** Start **
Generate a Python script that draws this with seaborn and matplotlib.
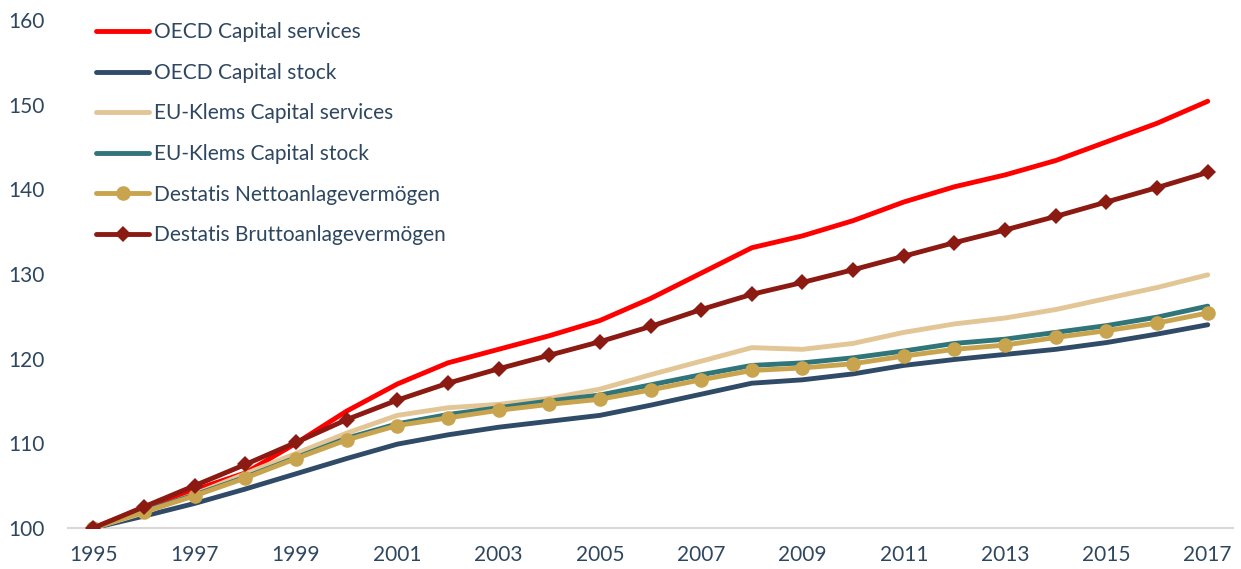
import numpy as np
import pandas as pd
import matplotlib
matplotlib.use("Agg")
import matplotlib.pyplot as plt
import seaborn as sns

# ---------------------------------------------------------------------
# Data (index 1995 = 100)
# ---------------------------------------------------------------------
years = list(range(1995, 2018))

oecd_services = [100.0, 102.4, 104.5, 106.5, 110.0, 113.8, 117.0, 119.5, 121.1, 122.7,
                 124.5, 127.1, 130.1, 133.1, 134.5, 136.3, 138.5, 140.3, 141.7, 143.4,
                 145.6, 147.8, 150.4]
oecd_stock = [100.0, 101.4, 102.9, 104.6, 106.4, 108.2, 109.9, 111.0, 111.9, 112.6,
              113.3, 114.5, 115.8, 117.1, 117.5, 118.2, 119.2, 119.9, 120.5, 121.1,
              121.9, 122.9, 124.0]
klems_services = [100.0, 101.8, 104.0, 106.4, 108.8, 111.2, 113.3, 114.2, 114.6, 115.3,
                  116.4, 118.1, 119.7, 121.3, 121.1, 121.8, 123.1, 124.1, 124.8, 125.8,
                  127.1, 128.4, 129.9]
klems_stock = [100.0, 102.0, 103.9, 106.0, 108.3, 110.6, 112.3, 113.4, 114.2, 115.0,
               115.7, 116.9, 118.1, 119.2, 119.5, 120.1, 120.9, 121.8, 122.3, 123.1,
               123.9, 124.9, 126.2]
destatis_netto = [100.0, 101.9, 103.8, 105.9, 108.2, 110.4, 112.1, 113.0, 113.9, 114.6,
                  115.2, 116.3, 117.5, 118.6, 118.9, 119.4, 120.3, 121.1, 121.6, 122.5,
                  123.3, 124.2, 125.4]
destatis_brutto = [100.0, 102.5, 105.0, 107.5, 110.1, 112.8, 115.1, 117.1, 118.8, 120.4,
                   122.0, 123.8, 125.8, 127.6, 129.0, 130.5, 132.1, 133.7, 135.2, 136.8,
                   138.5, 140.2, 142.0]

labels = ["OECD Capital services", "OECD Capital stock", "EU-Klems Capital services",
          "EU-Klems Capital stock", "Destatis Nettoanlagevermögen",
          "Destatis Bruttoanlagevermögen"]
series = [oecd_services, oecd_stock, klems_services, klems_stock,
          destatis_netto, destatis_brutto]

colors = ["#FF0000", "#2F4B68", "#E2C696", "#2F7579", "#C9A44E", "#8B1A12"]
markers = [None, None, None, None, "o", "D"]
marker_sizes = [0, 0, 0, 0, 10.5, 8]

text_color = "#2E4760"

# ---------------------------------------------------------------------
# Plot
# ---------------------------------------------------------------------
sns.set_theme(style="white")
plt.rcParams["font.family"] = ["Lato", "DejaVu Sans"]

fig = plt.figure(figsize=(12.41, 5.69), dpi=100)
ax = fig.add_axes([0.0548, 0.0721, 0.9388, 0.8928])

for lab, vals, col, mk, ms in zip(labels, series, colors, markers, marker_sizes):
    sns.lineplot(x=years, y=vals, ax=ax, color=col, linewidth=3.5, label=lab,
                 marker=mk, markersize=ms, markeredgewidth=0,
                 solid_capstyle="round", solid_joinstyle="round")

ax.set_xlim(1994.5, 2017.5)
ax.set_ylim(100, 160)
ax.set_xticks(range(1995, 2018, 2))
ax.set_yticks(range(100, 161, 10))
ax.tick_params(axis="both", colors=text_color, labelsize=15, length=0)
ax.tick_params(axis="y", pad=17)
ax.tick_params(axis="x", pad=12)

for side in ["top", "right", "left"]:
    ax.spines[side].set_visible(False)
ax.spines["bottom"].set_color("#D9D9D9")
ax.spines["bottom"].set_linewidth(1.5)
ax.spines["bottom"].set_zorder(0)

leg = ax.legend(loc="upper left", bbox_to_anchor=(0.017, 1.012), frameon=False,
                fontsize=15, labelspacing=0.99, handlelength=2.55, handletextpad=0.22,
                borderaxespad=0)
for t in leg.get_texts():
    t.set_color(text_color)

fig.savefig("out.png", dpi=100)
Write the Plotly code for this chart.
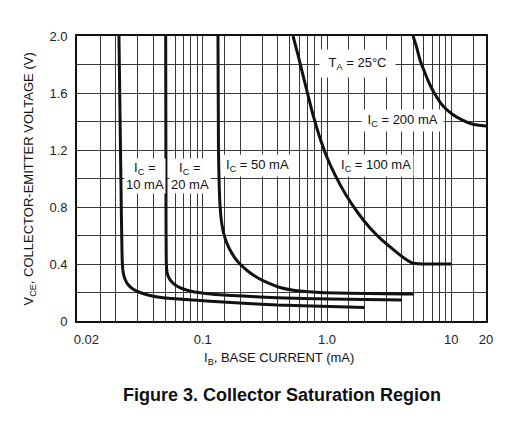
** End **
Task goal:
Leave out every line without the string "chart" and copy the rest.

Finished answer:
Write the Plotly code for this chart.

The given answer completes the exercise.